Khadr’s interrogation began soon after he regained consciousness. While unable to walk because of his serious injuries, he was taken to the interrogation cell on a stretcher. Subjected to sleep deprivation, withdrawal of pain killing medication, lack of medical treatment for his life-threatening injuries and physical and psychological torture, Khadr was also threatened with rendition to a place where he would be raped.
In October 2002, Khadr was flown to Guantanamo Bay while shackled in a painful position with his hands tied behind his back and the chain then wound round his neck and ankles, unable to move for the entire 15-hour flight. His feet were chained to the floor of the plane. He was also blindfolded and ear muffs were placed on his ears to disorient him during the long flight. His bullet wounds were still fresh.
Guantanamo Bay brought more horrors. Apart from the killer and terrorist taunts, he was thrown in isolation for prolonged periods, stretching into months. The cell measured 10 feet by 6 feet and there was a crate that functioned as a toilet. Sometimes, his cell temperature was kept so low that he would nearly freeze; at other times, it was increased so much that it would be boiling hot. If his interrogators did not like the answers he gave, he would be made to stand for hours, chained to the cell gate with his face hooded. At other times, he was tied in the fetus position with his hands and feet tied together and left curled up on the cell floor. Food and medication were deliberately withheld and with his wounds still raw and some of the metal shrapnel pieces still embedded in his body slowly making their way out of the skin that is excruciatingly painful, he would be left to writhe in pain.
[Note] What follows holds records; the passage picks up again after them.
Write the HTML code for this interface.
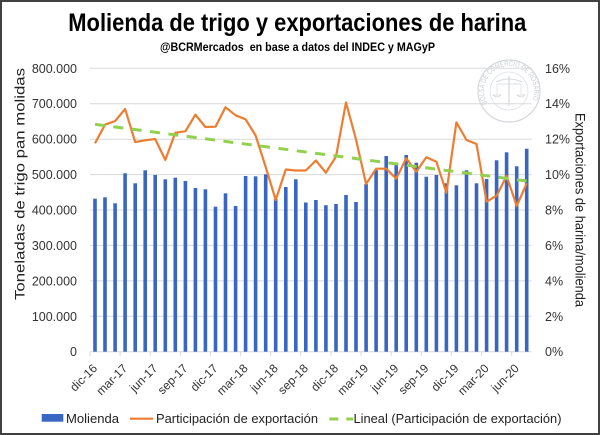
<!DOCTYPE html>
<html>
<head>
<meta charset="utf-8">
<style>
  html,body{margin:0;padding:0;background:#fff;}
  svg{display:block;}
  text{font-family:"Liberation Sans",Arial,sans-serif;}
</style>
</head>
<body>
<svg width="600" height="435" viewBox="0 0 600 435" xmlns="http://www.w3.org/2000/svg">
  <rect x="0" y="0" width="600" height="435" fill="#fff"/>
  <rect x="1" y="1" width="598" height="433" fill="none" stroke="#404040" stroke-width="2"/>

  <!-- Title -->
  <text x="68.3" y="31" font-size="25" font-weight="bold" fill="#000" textLength="458" lengthAdjust="spacingAndGlyphs">Molienda de trigo y exportaciones de harina</text>
  <text x="160" y="51" font-size="11.5" font-weight="bold" fill="#000" textLength="275" lengthAdjust="spacingAndGlyphs">@BCRMercados&#160; en base a datos del INDEC y MAGyP</text>

  <!-- Watermark seal -->
  <defs>
    <path id="sealArc" d="M 487.35 103.5 A 25 25 0 1 1 530.65 103.5"/>
  </defs>
  <g opacity="0.6">
    <circle cx="509" cy="91" r="31" fill="none" stroke="#b9bdc6" stroke-width="1.2"/>
    <circle cx="509" cy="91" r="19" fill="none" stroke="#c8ccd3" stroke-width="0.8"/>
    <text font-size="7.5" fill="#a9afb9" textLength="100" lengthAdjust="spacingAndGlyphs"><textPath href="#sealArc" startOffset="0" textLength="100" lengthAdjust="spacingAndGlyphs">BOLSA DE COMERCIO DE ROSARIO</textPath></text>
    <line x1="509" y1="76" x2="509" y2="106" stroke="#b9bdc6" stroke-width="1.2"/>
    <path d="M496 82 Q509 76 522 82" fill="none" stroke="#b9bdc6" stroke-width="1"/>
    <line x1="497" y1="84" x2="521" y2="84" stroke="#b9bdc6" stroke-width="0.8"/>
    <path d="M493 95 Q497 99 501 95 Z M517 95 Q521 99 525 95 Z" fill="none" stroke="#b9bdc6" stroke-width="0.8"/>
    <line x1="497" y1="84" x2="497" y2="95" stroke="#b9bdc6" stroke-width="0.6"/>
    <line x1="521" y1="84" x2="521" y2="95" stroke="#b9bdc6" stroke-width="0.6"/>
  </g>

  <!-- Gridlines -->
  <g stroke="#d9d9d9" stroke-width="1">
    <line x1="90" y1="68.3" x2="531.7" y2="68.3"/>
    <line x1="90" y1="103.7" x2="531.7" y2="103.7"/>
    <line x1="90" y1="139.2" x2="531.7" y2="139.2"/>
    <line x1="90" y1="174.6" x2="531.7" y2="174.6"/>
    <line x1="90" y1="210.0" x2="531.7" y2="210.0"/>
    <line x1="90" y1="245.4" x2="531.7" y2="245.4"/>
    <line x1="90" y1="280.9" x2="531.7" y2="280.9"/>
    <line x1="90" y1="316.3" x2="531.7" y2="316.3"/>
    <line x1="90" y1="351.7" x2="531.7" y2="351.7"/>
  </g>
  <!-- x ticks -->
  <g stroke="#d9d9d9" stroke-width="1">
    <line x1="90" y1="351.7" x2="90" y2="356"/>
    <line x1="120.1" y1="351.7" x2="120.1" y2="356"/>
    <line x1="150.2" y1="351.7" x2="150.2" y2="356"/>
    <line x1="180.4" y1="351.7" x2="180.4" y2="356"/>
    <line x1="210.5" y1="351.7" x2="210.5" y2="356"/>
    <line x1="240.6" y1="351.7" x2="240.6" y2="356"/>
    <line x1="270.7" y1="351.7" x2="270.7" y2="356"/>
    <line x1="300.8" y1="351.7" x2="300.8" y2="356"/>
    <line x1="331.0" y1="351.7" x2="331.0" y2="356"/>
    <line x1="361.1" y1="351.7" x2="361.1" y2="356"/>
    <line x1="391.2" y1="351.7" x2="391.2" y2="356"/>
    <line x1="421.3" y1="351.7" x2="421.3" y2="356"/>
    <line x1="451.4" y1="351.7" x2="451.4" y2="356"/>
    <line x1="481.6" y1="351.7" x2="481.6" y2="356"/>
    <line x1="511.7" y1="351.7" x2="511.7" y2="356"/>
  </g>

  <!-- Bars -->
  <g fill="#3866c2">
    <rect x="93.2" y="198.7" width="3.6" height="153"/>
    <rect x="103.2" y="197.3" width="3.6" height="154.4"/>
    <rect x="113.3" y="203.3" width="3.6" height="148.4"/>
    <rect x="123.3" y="173.3" width="3.6" height="178.4"/>
    <rect x="133.4" y="183.3" width="3.6" height="168.4"/>
    <rect x="143.4" y="170.3" width="3.6" height="181.4"/>
    <rect x="153.4" y="175" width="3.6" height="176.7"/>
    <rect x="163.5" y="179.3" width="3.6" height="172.4"/>
    <rect x="173.5" y="177.7" width="3.6" height="174"/>
    <rect x="183.6" y="181" width="3.6" height="170.7"/>
    <rect x="193.6" y="188" width="3.6" height="163.7"/>
    <rect x="203.6" y="189.3" width="3.6" height="162.4"/>
    <rect x="213.7" y="206.7" width="3.6" height="145"/>
    <rect x="223.7" y="193.3" width="3.6" height="158.4"/>
    <rect x="233.8" y="206" width="3.6" height="145.7"/>
    <rect x="243.8" y="176" width="3.6" height="175.7"/>
    <rect x="253.8" y="176.3" width="3.6" height="175.4"/>
    <rect x="263.9" y="174.3" width="3.6" height="177.4"/>
    <rect x="273.9" y="199" width="3.6" height="152.7"/>
    <rect x="284.0" y="187" width="3.6" height="164.7"/>
    <rect x="294.0" y="179.3" width="3.6" height="172.4"/>
    <rect x="304.0" y="202.5" width="3.6" height="149.2"/>
    <rect x="314.1" y="200" width="3.6" height="151.7"/>
    <rect x="324.1" y="205.2" width="3.6" height="146.5"/>
    <rect x="334.2" y="204" width="3.6" height="147.7"/>
    <rect x="344.2" y="195" width="3.6" height="156.7"/>
    <rect x="354.2" y="202" width="3.6" height="149.7"/>
    <rect x="364.3" y="184" width="3.6" height="167.7"/>
    <rect x="374.3" y="170" width="3.6" height="181.7"/>
    <rect x="384.4" y="156" width="3.6" height="195.7"/>
    <rect x="394.4" y="164.3" width="3.6" height="187.4"/>
    <rect x="404.4" y="155" width="3.6" height="196.7"/>
    <rect x="414.5" y="162.7" width="3.6" height="189"/>
    <rect x="424.5" y="176.7" width="3.6" height="175"/>
    <rect x="434.6" y="175" width="3.6" height="176.7"/>
    <rect x="444.6" y="183.3" width="3.6" height="168.4"/>
    <rect x="454.6" y="185.3" width="3.6" height="166.4"/>
    <rect x="464.7" y="170.3" width="3.6" height="181.4"/>
    <rect x="474.7" y="183.3" width="3.6" height="168.4"/>
    <rect x="484.8" y="179" width="3.6" height="172.7"/>
    <rect x="494.8" y="160.3" width="3.6" height="191.4"/>
    <rect x="504.8" y="152.3" width="3.6" height="199.4"/>
    <rect x="514.9" y="166.3" width="3.6" height="185.4"/>
    <rect x="524.9" y="148.7" width="3.6" height="203"/>
  </g>

  <!-- Orange line -->
  <polyline fill="none" stroke="#ed7d31" stroke-width="2.2" stroke-linejoin="round" points="
    95.0,143.3 105.0,124.7 115.1,121 125.1,109 135.2,142 145.2,140.3 155.2,139 165.3,160 175.3,132.7 185.4,131.3
    195.4,114.7 205.4,127 215.5,126.7 225.5,107.3 235.6,115.3 245.6,119.3 255.6,135.5 265.7,167 275.7,200 285.8,169.5
    295.8,170.5 305.8,170.5 315.9,160.5 325.9,172.7 336.0,156.5 346.0,102.5 356.0,139.5 366.1,184 376.1,168.7 386.2,168.7
    396.2,178.7 406.2,158.3 416.3,171.7 426.3,157.3 436.4,161.7 446.4,192.7 456.4,122.3 466.5,140 476.5,144 486.6,201.7
    496.6,195.7 506.6,176 516.7,206 526.7,183.3"/>

  <!-- Trend line -->
  <line x1="95" y1="124.3" x2="526.7" y2="181" stroke="#92d050" stroke-width="3" stroke-dasharray="10 8.5"/>

  <!-- Left axis labels -->
  <g font-size="12.5" fill="#333" text-anchor="end">
    <text x="77" y="72.8">800.000</text>
    <text x="77" y="108.2">700.000</text>
    <text x="77" y="143.7">600.000</text>
    <text x="77" y="179.1">500.000</text>
    <text x="77" y="214.5">400.000</text>
    <text x="77" y="249.9">300.000</text>
    <text x="77" y="285.4">200.000</text>
    <text x="77" y="320.8">100.000</text>
    <text x="77" y="356.2">0</text>
  </g>
  <!-- Right axis labels -->
  <g font-size="12.5" fill="#333">
    <text x="545" y="72.8">16%</text>
    <text x="545" y="108.2">14%</text>
    <text x="545" y="143.7">12%</text>
    <text x="545" y="179.1">10%</text>
    <text x="545" y="214.5">8%</text>
    <text x="545" y="249.9">6%</text>
    <text x="545" y="285.4">4%</text>
    <text x="545" y="320.8">2%</text>
    <text x="545" y="356.2">0%</text>
  </g>

  <!-- Axis titles -->
  <text transform="translate(24.5,184) rotate(-90)" font-size="14" fill="#222" text-anchor="middle" textLength="232" lengthAdjust="spacingAndGlyphs">Toneladas de trigo pan molidas</text>
  <text transform="translate(575.5,210) rotate(90)" font-size="14" fill="#222" text-anchor="middle" textLength="194" lengthAdjust="spacingAndGlyphs">Exportaciones de harina/molienda</text>

  <!-- X labels -->
  <g font-size="12" fill="#333" text-anchor="end">
    <text transform="translate(98.0,369) rotate(-45)">dic-16</text>
    <text transform="translate(128.1,369) rotate(-45)">mar-17</text>
    <text transform="translate(158.2,369) rotate(-45)">jun-17</text>
    <text transform="translate(188.4,369) rotate(-45)">sep-17</text>
    <text transform="translate(218.5,369) rotate(-45)">dic-17</text>
    <text transform="translate(248.6,369) rotate(-45)">mar-18</text>
    <text transform="translate(278.7,369) rotate(-45)">jun-18</text>
    <text transform="translate(308.8,369) rotate(-45)">sep-18</text>
    <text transform="translate(339.0,369) rotate(-45)">dic-18</text>
    <text transform="translate(369.1,369) rotate(-45)">mar-19</text>
    <text transform="translate(399.2,369) rotate(-45)">jun-19</text>
    <text transform="translate(429.3,369) rotate(-45)">sep-19</text>
    <text transform="translate(459.4,369) rotate(-45)">dic-19</text>
    <text transform="translate(489.6,369) rotate(-45)">mar-20</text>
    <text transform="translate(519.7,369) rotate(-45)">jun-20</text>
  </g>

  <!-- Legend -->
  <rect x="41.7" y="414" width="21.6" height="7.7" fill="#3866c2"/>
  <text x="66" y="423" font-size="13" fill="#222" textLength="53" lengthAdjust="spacingAndGlyphs">Molienda</text>
  <line x1="130" y1="418.7" x2="153" y2="418.7" stroke="#ed7d31" stroke-width="2.2"/>
  <text x="156" y="423" font-size="13" fill="#222" textLength="162" lengthAdjust="spacingAndGlyphs">Participación de exportación</text>
  <line x1="329.3" y1="419" x2="353.3" y2="419" stroke="#92d050" stroke-width="3" stroke-dasharray="9 8"/>
  <text x="353.5" y="423" font-size="13" fill="#222" textLength="208" lengthAdjust="spacingAndGlyphs">Lineal (Participación de exportación)</text>
</svg>
</body>
</html>
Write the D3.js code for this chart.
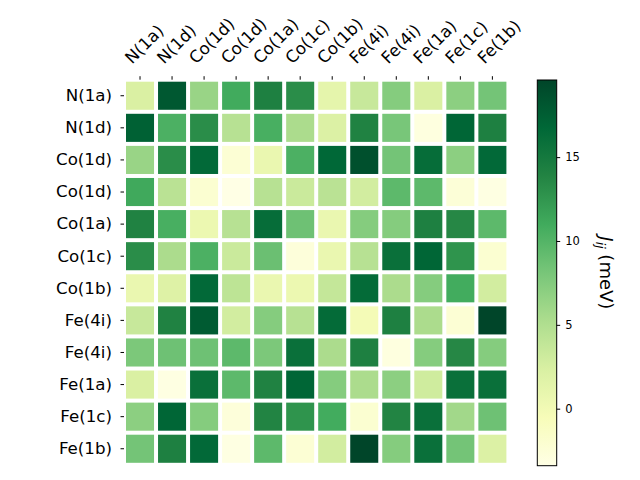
<!DOCTYPE html>
<html>
<head>
<meta charset="utf-8">
<script src="https://cdn.jsdelivr.net/npm/d3@7"></script>
<style>
  body { margin: 0; background: white; }
  text { font-family: "DejaVu Sans", sans-serif; }
</style>
</head>
<body>
<div id="chart"></div>
<script>
// Site labels (rows and columns share the same order)
const rowLabels = ["N(1a)", "N(1d)", "Co(1d)", "Co(1d)", "Co(1a)", "Co(1c)", "Co(1b)", "Fe(4i)", "Fe(4i)", "Fe(1a)", "Fe(1c)", "Fe(1b)"];
const colLabels = ["N(1a)", "N(1d)", "Co(1d)", "Co(1d)", "Co(1a)", "Co(1c)", "Co(1b)", "Fe(4i)", "Fe(4i)", "Fe(1a)", "Fe(1c)", "Fe(1b)"];

// J_ij values in meV, one array per row
const rowN1a  = [2.3, 18.0, 6.3, 11.0, 14.3, 13.2, 1.2, 3.5, 7.4, 2.3, 7.0, 8.3];
const rowN1d  = [17.3, 10.4, 13.2, 4.6, 10.6, 5.3, 2.1, 14.1, 8.1, -3.0, 16.9, 14.3];
const rowCo1d = [6.3, 13.2, 16.6, -2.3, 0.7, 10.4, 16.7, 18.7, 8.3, 16.2, 7.0, 16.6];
const rowCo1d2 = [11.1, 4.4, -2.1, -3.4, 4.6, 3.3, 4.4, 2.8, 9.5, 9.5, -2.5, -3.2];
const rowCo1a = [14.1, 10.6, 0.5, 4.6, 16.2, 8.6, 0.7, 7.4, 7.4, 14.3, 13.6, 9.5];
const rowCo1c = [13.2, 5.3, 10.4, 3.3, 8.8, -2.7, 0.7, 4.6, 15.9, 16.9, 12.7, -2.1];
const rowCo1b = [0.7, 1.9, 16.6, 4.2, 0.7, 0.5, 3.7, 16.4, 5.3, 7.4, 10.9, 2.8];
const rowFe4i = [3.5, 14.1, 17.8, 2.8, 7.4, 4.6, 16.4, -0.2, 14.3, 5.3, -2.3, 19.6];
const rowFe4i2 = [7.9, 8.6, 8.6, 9.5, 7.9, 15.9, 5.3, 14.3, -3.0, 7.4, 13.6, 7.4];
const rowFe1a = [2.3, -3.2, 15.9, 9.5, 14.1, 16.9, 7.4, 5.3, 7.0, 3.0, 15.9, 15.9];
const rowFe1c = [7.0, 16.9, 7.4, -2.7, 13.9, 12.7, 10.9, -2.1, 13.9, 15.9, 5.8, 8.6];
const rowFe1b = [8.3, 14.3, 16.6, -3.2, 9.5, -2.3, 2.8, 19.6, 7.4, 15.9, 8.3, 2.1];

const values = [rowN1a, rowN1d, rowCo1d, rowCo1d2, rowCo1a, rowCo1c, rowCo1b, rowFe4i, rowFe4i2, rowFe1a, rowFe1c, rowFe1b];
const cbarTicks = [0, 5, 10, 15];

// matplotlib YlGn colour stops
const ylgn = ["#ffffe5", "#f7fcb9", "#d9f0a3", "#addd8e", "#78c679", "#41ab5d", "#238443", "#006837", "#004529"];

const width = 640, height = 480;
const svg = d3.select("#chart").append("svg")
    .attr("width", width)
    .attr("height", height);

// flatten to cells
const cells = [];
values.forEach((row, r) => row.forEach((v, c) => cells.push({r, c, v})));

const [vmin, vmax] = d3.extent(cells, d => d.v);
const color = d3.scaleLinear()
    .domain(ylgn.map((_, i) => vmin + (vmax - vmin) * i / (ylgn.length - 1)))
    .range(ylgn);

const x = d3.scaleBand().domain(d3.range(colLabels.length)).range([124, 508.4]);
const y = d3.scaleBand().domain(d3.range(rowLabels.length)).range([79.7, 464.8]);

// heatmap cells with white gaps
const gap = 2;
svg.append("g").selectAll("rect")
    .data(cells)
    .enter().append("rect")
    .attr("x", d => x(d.c) + gap)
    .attr("y", d => y(d.r) + gap)
    .attr("width", x.bandwidth() - 2 * gap)
    .attr("height", y.bandwidth() - 2 * gap)
    .attr("fill", d => color(d.v));

// top axis with rotated labels
const xAxis = svg.append("g")
    .attr("transform", `translate(0,${y.range()[0]})`)
    .call(d3.axisTop(x).tickSize(3.5).tickFormat(i => colLabels[i]));
xAxis.select(".domain").remove();
xAxis.selectAll("text")
    .attr("x", 0).attr("y", 0).attr("dy", null)
    .style("text-anchor", "start")
    .style("font-size", "16.67px")
    .attr("transform", "translate(-8,-15) rotate(-45)");

// left axis
const yAxis = svg.append("g")
    .attr("transform", `translate(${x.range()[0]},0)`)
    .call(d3.axisLeft(y).tickSize(3.5).tickPadding(8.5).tickFormat(i => rowLabels[i]));
yAxis.select(".domain").remove();
yAxis.selectAll("text").style("font-size", "16.67px");

// colorbar
const cbX = 537.3, cbW = 19.4, cbTop = 80, cbBottom = 465.7;
const cbScale = d3.scaleLinear().domain([vmin, vmax]).range([cbBottom, cbTop]);

const grad = svg.append("defs").append("linearGradient")
    .attr("id", "cbgrad")
    .attr("x1", 0).attr("y1", 1).attr("x2", 0).attr("y2", 0);
grad.selectAll("stop")
    .data(ylgn)
    .enter().append("stop")
    .attr("offset", (d, i) => i / (ylgn.length - 1))
    .attr("stop-color", d => d);

svg.append("rect")
    .attr("x", cbX).attr("y", cbTop)
    .attr("width", cbW).attr("height", cbBottom - cbTop)
    .attr("fill", "url(#cbgrad)")
    .attr("stroke", "black")
    .attr("stroke-width", 1);

const cbAxis = svg.append("g")
    .attr("transform", `translate(${cbX + cbW},0)`)
    .call(d3.axisRight(cbScale).tickValues(cbarTicks).tickSize(3.5).tickPadding(5));
cbAxis.select(".domain").remove();
cbAxis.selectAll("text").style("font-size", "11.5px");

// colorbar label: J_ij (meV)
const cbLabel = svg.append("text")
    .attr("transform", `translate(600,${(cbTop + cbBottom) / 2}) rotate(90)`)
    .attr("text-anchor", "middle")
    .style("font-size", "18px");
cbLabel.append("tspan").style("font-style", "italic").text("J");
cbLabel.append("tspan").style("font-style", "italic").style("font-size", "12.5px").attr("dy", 4).text("ij");
cbLabel.append("tspan").attr("dy", -4).text(" (meV)");
</script>
</body>
</html>
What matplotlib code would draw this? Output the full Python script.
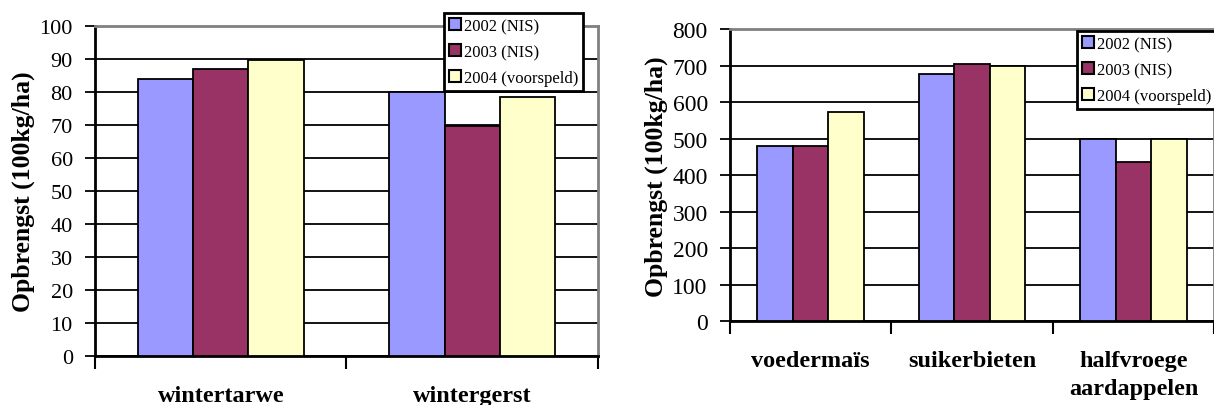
import matplotlib
matplotlib.use("Agg")
import matplotlib.pyplot as plt
import numpy as np

# gegevens
series = ["2002 (NIS)", "2003 (NIS)", "2004 (voorspeld)"]
colors = ["#9999FF", "#993366", "#FFFFCC"]

granen = ["wintertarwe", "wintergerst"]
granen_2002 = [84, 80]
granen_2003 = [87, 69.5]
granen_2004 = [89.5, 78.5]

rooivruchten = ["voedermaïs", "suikerbieten", "halfvroege\naardappelen"]
rooi_2002 = [481, 678, 500]
rooi_2003 = [481, 706, 437]
rooi_2004 = [574, 700, 500]

plt.rcParams['font.family'] = ['Liberation Serif', 'DejaVu Serif']

fig = plt.figure(figsize=(12.14, 4.06), dpi=100)


def draw_chart(ax, cats, values, ymax, ystep, leg_anchor, tick_fs):
    n = len(cats)
    centers = np.arange(n) + 0.5
    w = 0.22
    for k, vals in enumerate(values):
        ax.bar(centers + (k - 1) * w, vals, width=w, color=colors[k],
               edgecolor="black", linewidth=1.3, label=series[k], zorder=3)
    ax.set_xlim(0, n)
    ax.set_ylim(0, ymax)
    ax.set_yticks(np.arange(0, ymax + 1, ystep))
    ax.yaxis.grid(True, color="black", linewidth=1.3, zorder=0)
    ax.set_axisbelow(True)
    ax.tick_params(axis="y", length=7, width=1.3, pad=9, labelsize=tick_fs)

    # categoriegrenzen als grote ticks, namen als kleine ticks
    ax.set_xticks(np.arange(n + 1))
    ax.set_xticklabels([])
    ax.tick_params(axis="x", which="major", length=9, width=1.5, direction="out")
    ax.set_xticks(centers, minor=True)
    ax.set_xticklabels(cats, minor=True, fontweight="bold", fontsize=17.5, linespacing=1.4)
    ax.tick_params(axis="x", which="minor", length=0, pad=21)

    for s in ["left", "bottom"]:
        ax.spines[s].set_linewidth(2)
        ax.spines[s].set_color("black")
    for s in ["top", "right"]:
        ax.spines[s].set_linewidth(2)
        ax.spines[s].set_color("#808080")

    ax.set_ylabel("Opbrengst (100kg/ha)", fontweight="bold", fontsize=18.5, labelpad=3)

    leg = ax.legend(loc="upper left", bbox_to_anchor=leg_anchor,
                    bbox_transform=fig.transFigure, fontsize=12,
                    fancybox=False, framealpha=1, edgecolor="black",
                    handlelength=0.75, handleheight=0.75, handletextpad=0.15,
                    labelspacing=0.6, borderpad=0.3, borderaxespad=0)
    leg.get_frame().set_linewidth(2)
    for h in leg.legend_handles:
        h.set_linewidth(1.5)
    leg.set_zorder(10)


ax1 = fig.add_axes([0.07825, 0.1214, 0.41433, 0.8128])
draw_chart(ax1, granen, [granen_2002, granen_2003, granen_2004], 100, 10,
           (0.3657, 0.9655), 16)

ax2 = fig.add_axes([0.6013, 0.2062, 0.3990, 0.7187])
draw_chart(ax2, rooivruchten, [rooi_2002, rooi_2003, rooi_2004], 800, 100,
           (0.8871, 0.9212), 17)

fig.savefig("out.png", dpi=100)
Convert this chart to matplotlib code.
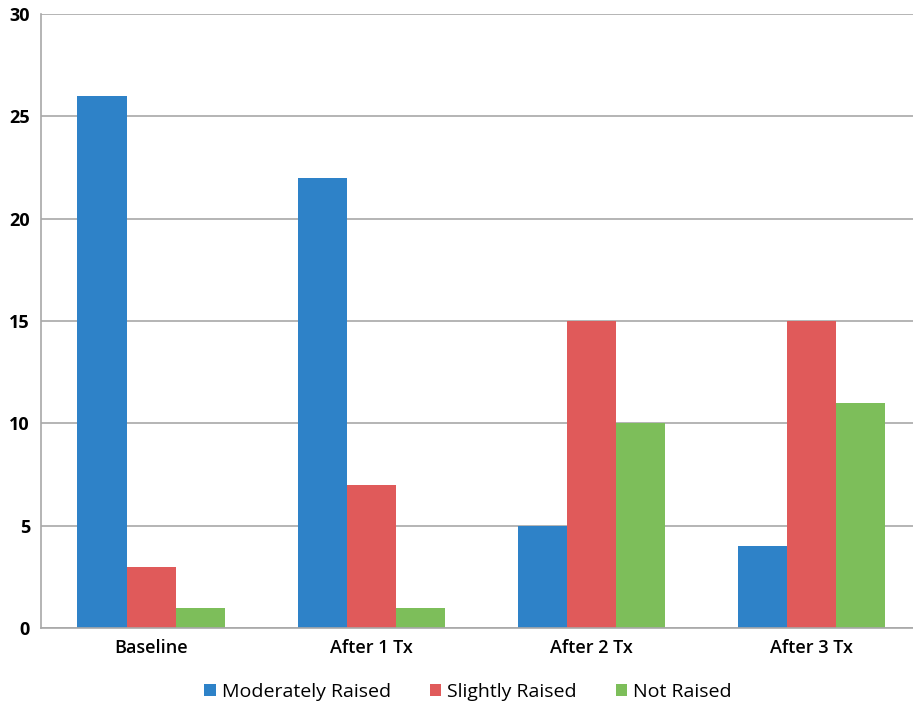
import numpy as np
import matplotlib.pyplot as plt

categories = ["Baseline", "After 1 Tx", "After 2 Tx", "After 3 Tx"]
moderately = [26, 22, 5, 4]
slightly = [3, 7, 15, 15]
not_raised = [1, 1, 10, 11]

plt.rcParams['font.family'] = ['Open Sans', 'DejaVu Sans']

fig = plt.figure(figsize=(9.13, 7.08), dpi=100)
ax = fig.add_axes([41 / 913, 1 - 628 / 708, (913 - 41) / 913, (628 - 14) / 708])

x = np.arange(len(categories))
w = 0.223
ax.bar(x - w, moderately, w, color='#2E82C8', label='Moderately Raised')
ax.bar(x, slightly, w, color='#E05A5A', label='Slightly Raised')
ax.bar(x + w, not_raised, w, color='#7DBE5A', label='Not Raised')

ax.set_ylim(0, 30)
ax.set_xlim(-0.5, 3.46)
ax.set_yticks(range(0, 31, 5))
ax.set_xticks(x)
ax.set_xticklabels(categories, fontsize=13, fontweight='semibold')
ax.tick_params(axis='y', labelsize=13, length=0, pad=8)
ax.tick_params(axis='x', length=0, pad=8)
for t in ax.get_yticklabels():
    t.set_fontweight('bold')
ax.yaxis.grid(True, color='#a8a8a8', linewidth=1.2)
ax.set_axisbelow(True)
for s in ['top', 'right']:
    ax.spines[s].set_visible(False)
ax.spines['left'].set_color('#a8a8a8')
ax.spines['bottom'].set_color('#a8a8a8')
ax.spines['left'].set_linewidth(1.2)
ax.spines['bottom'].set_linewidth(1.2)

fig.legend(loc='center', bbox_to_anchor=(468 / 913, 1 - 692 / 708), ncol=3, frameon=False,
           fontsize=14, handlelength=0.6, handleheight=0.6, handletextpad=0.3, columnspacing=2.0)

fig.savefig('out.png', dpi=100)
On one particular occasion when the interrogators did not like his answers, he was tied to the floor in such a painful position and for so long that he urinated on himself. When the guards discovered this the next morning, they poured PineSol, a chemical disinfectant, over his entire body and then they dragged him like a mop to clean the floor. Such torture and degradation was and is routine in Guantanamo Bay.
Statements extracted under such conditions from a 15-year-old boy are to be presented in the military tribunal in Obama’s America to try him on charges of murder and terrorism. The Canadian government appears to concur with such mistreatment of its own citizen and miscarriage of justice.
What Khadr’s case indicates is the manner in which Western governments routinely violate their own laws when it comes to dealing with their Muslim citizens. As one lawyer on Khadr’s defence team said, if Bush were brought before the War Crimes Tribunal in the Hague, the prosecutor would have no trouble securing a guilty conviction against him. He might as well have added the names of such other war criminals as Donald Rumsfeld, Paul Wolfowitz, Richard Perle, Douglas Feith and Dick Cheney, among others. These are people not only with the blood of innocent people on their hands, but they are also the real terrorists of the world today.
The sad truth is that the world does not operate on the basis of law, legality or morality; only the law of the jungle where might is right, applies. Those who are weak can expect no justice anywhere in a world dominated by the West.